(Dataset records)
+ + +

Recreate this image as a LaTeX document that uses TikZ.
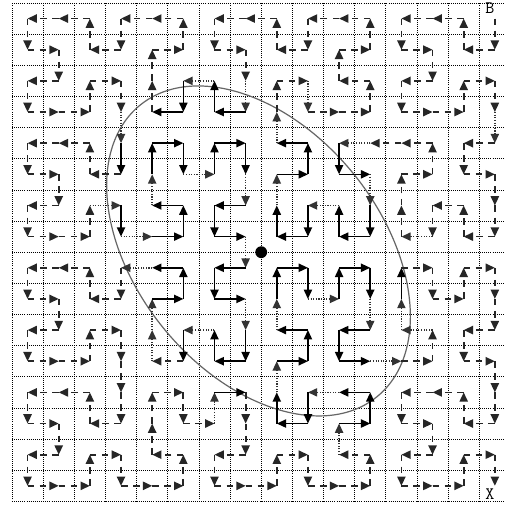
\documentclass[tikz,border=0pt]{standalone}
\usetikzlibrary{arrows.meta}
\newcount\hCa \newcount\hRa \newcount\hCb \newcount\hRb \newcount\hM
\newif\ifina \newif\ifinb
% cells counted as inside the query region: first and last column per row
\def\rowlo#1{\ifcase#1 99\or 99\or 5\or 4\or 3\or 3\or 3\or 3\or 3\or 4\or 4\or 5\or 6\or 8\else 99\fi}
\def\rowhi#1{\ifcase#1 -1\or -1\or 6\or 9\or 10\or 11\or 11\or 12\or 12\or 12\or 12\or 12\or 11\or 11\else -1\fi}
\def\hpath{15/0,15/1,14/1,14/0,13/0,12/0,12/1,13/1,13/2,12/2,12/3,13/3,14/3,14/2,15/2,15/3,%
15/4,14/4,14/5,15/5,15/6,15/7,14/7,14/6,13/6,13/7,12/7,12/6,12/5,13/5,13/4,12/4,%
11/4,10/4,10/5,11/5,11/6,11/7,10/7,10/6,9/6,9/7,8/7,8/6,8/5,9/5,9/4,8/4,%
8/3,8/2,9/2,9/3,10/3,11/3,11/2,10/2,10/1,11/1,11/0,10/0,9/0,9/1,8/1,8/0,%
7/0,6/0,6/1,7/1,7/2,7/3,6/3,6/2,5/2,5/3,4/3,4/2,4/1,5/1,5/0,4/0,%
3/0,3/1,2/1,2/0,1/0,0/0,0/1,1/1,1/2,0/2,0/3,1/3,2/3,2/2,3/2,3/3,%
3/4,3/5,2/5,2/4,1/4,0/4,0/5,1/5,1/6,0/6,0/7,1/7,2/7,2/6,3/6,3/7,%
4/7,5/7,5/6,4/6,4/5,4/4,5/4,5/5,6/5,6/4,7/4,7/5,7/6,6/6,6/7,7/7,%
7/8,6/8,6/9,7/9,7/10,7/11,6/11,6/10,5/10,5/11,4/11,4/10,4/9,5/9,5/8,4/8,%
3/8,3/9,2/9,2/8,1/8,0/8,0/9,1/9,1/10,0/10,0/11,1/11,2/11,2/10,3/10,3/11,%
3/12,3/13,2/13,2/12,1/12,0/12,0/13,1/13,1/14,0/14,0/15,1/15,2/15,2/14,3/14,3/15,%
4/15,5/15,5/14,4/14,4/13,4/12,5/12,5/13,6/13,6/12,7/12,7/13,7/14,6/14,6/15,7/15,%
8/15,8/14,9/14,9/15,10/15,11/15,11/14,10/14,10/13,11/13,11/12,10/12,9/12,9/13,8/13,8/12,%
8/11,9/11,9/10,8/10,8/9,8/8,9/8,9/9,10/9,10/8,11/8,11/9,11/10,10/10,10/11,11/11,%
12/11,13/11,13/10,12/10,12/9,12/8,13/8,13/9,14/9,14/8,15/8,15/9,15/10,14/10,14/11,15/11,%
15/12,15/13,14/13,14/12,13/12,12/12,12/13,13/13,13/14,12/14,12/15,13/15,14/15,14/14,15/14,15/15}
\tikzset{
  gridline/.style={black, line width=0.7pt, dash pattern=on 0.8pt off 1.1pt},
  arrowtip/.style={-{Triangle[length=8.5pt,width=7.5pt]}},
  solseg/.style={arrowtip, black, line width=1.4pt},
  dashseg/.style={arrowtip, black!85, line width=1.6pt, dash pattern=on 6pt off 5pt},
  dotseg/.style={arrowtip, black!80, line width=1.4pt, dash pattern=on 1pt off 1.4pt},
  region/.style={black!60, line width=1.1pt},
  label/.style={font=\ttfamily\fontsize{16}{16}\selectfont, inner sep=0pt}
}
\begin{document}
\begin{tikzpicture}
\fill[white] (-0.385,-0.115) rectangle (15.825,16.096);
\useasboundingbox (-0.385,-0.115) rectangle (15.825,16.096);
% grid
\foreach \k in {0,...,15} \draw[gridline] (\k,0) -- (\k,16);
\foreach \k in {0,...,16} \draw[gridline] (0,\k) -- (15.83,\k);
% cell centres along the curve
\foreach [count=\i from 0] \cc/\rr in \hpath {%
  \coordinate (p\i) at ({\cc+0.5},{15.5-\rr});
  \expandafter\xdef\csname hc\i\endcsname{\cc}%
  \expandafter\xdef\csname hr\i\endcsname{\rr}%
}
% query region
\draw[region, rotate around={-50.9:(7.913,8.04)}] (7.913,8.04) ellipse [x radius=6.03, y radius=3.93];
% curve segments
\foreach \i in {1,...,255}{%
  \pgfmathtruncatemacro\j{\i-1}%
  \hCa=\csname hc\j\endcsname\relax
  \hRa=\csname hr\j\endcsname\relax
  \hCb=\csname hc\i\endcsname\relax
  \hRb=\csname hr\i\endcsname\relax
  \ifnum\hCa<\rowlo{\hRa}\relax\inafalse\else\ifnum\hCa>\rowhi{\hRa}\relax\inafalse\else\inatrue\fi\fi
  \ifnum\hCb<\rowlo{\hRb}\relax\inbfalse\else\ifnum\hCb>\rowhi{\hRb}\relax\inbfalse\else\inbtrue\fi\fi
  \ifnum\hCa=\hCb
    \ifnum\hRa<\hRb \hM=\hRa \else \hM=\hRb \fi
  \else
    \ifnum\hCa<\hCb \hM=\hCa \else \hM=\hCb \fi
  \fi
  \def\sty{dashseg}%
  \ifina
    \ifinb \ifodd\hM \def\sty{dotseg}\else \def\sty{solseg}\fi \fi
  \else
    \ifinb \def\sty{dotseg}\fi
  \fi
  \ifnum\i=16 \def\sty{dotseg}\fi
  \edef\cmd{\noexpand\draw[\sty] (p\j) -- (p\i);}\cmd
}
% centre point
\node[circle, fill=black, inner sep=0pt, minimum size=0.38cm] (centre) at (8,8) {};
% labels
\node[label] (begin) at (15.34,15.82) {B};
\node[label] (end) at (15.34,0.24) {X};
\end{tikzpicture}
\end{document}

+ + +

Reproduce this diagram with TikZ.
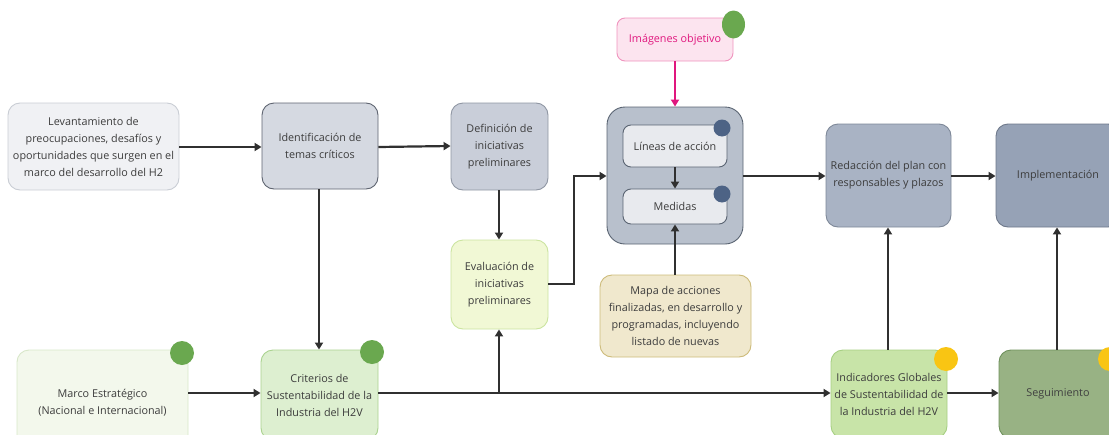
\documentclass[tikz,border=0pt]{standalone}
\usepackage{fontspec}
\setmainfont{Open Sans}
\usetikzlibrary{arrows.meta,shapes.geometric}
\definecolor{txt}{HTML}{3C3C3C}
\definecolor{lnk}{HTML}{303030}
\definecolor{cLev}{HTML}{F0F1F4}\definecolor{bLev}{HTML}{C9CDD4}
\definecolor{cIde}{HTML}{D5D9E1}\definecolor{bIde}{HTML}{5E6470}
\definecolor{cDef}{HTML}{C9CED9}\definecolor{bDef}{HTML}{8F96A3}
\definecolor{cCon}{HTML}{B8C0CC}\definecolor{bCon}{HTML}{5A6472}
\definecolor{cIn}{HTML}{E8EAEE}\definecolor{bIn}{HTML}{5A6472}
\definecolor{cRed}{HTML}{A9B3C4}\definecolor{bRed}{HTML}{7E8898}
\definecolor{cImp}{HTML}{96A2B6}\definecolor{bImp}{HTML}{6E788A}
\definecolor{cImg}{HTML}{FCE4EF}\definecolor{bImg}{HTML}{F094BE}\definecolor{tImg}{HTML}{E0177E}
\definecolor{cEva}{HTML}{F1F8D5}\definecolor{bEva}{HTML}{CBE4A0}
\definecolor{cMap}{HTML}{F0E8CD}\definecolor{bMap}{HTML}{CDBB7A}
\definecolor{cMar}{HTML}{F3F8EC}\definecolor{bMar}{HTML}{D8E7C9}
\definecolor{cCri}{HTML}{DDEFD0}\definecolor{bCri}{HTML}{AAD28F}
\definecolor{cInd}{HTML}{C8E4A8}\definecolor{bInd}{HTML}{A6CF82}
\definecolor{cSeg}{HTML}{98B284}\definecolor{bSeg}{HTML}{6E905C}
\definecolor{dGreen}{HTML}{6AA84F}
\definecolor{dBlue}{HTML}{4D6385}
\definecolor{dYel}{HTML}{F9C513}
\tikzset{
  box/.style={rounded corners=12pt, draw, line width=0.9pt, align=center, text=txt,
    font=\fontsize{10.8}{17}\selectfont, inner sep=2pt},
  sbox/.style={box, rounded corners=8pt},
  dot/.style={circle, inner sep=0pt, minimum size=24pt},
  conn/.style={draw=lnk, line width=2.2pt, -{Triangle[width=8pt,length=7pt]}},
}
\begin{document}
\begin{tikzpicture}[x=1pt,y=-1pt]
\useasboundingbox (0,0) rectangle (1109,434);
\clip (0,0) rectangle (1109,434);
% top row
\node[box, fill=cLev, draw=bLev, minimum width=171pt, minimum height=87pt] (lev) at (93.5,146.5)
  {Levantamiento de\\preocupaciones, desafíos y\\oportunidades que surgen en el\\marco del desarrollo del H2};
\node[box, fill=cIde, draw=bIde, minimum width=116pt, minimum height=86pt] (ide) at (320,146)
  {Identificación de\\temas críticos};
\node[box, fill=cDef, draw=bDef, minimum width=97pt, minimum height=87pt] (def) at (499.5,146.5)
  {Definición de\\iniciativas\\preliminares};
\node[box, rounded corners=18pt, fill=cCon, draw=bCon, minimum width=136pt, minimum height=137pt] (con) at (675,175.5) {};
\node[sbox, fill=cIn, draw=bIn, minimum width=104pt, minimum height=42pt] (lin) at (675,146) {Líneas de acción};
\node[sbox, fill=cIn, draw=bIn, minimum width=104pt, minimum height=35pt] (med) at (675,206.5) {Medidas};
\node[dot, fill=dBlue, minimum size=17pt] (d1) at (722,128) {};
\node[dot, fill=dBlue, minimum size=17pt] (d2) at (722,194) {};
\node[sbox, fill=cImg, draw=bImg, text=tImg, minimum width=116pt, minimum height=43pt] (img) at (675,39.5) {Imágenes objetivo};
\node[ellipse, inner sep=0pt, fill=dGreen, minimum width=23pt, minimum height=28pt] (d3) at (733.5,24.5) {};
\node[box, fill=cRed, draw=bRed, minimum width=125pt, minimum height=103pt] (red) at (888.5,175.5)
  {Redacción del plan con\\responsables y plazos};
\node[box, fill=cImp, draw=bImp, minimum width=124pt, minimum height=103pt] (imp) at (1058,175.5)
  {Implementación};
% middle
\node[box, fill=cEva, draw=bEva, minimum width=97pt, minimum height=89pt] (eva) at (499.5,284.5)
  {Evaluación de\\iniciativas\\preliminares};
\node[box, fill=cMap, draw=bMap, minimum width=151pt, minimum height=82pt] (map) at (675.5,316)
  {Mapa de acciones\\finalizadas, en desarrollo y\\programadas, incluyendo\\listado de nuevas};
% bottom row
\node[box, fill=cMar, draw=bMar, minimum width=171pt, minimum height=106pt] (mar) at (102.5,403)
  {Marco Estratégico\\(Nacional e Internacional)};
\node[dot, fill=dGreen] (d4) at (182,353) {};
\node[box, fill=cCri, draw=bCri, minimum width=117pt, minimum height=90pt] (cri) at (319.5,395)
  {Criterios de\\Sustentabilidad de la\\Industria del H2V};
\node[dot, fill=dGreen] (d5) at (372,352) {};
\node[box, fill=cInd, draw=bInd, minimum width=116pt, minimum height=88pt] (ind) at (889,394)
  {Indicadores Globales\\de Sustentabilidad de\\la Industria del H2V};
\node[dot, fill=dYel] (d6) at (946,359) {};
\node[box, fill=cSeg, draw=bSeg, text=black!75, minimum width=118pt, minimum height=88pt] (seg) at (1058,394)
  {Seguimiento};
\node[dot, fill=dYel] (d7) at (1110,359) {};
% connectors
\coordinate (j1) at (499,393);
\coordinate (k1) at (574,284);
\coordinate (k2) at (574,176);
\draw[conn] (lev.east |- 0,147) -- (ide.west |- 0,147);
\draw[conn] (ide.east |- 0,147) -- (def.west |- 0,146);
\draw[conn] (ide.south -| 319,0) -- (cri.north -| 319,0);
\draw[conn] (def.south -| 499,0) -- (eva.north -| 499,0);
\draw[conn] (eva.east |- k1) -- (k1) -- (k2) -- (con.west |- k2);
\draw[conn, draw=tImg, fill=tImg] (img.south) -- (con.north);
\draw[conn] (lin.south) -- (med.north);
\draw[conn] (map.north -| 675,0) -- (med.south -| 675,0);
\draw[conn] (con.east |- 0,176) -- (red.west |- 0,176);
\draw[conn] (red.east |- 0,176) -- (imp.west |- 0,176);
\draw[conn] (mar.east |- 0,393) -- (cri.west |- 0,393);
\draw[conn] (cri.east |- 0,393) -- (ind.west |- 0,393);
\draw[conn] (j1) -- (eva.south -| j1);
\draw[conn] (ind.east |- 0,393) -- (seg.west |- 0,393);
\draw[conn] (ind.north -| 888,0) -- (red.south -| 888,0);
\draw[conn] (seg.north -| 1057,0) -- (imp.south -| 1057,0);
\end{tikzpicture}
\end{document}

+ + +

Extract every line of the records above that contains the word "this".

Recreate this image as a LaTeX document that uses TikZ.
Reproduce this diagram with TikZ.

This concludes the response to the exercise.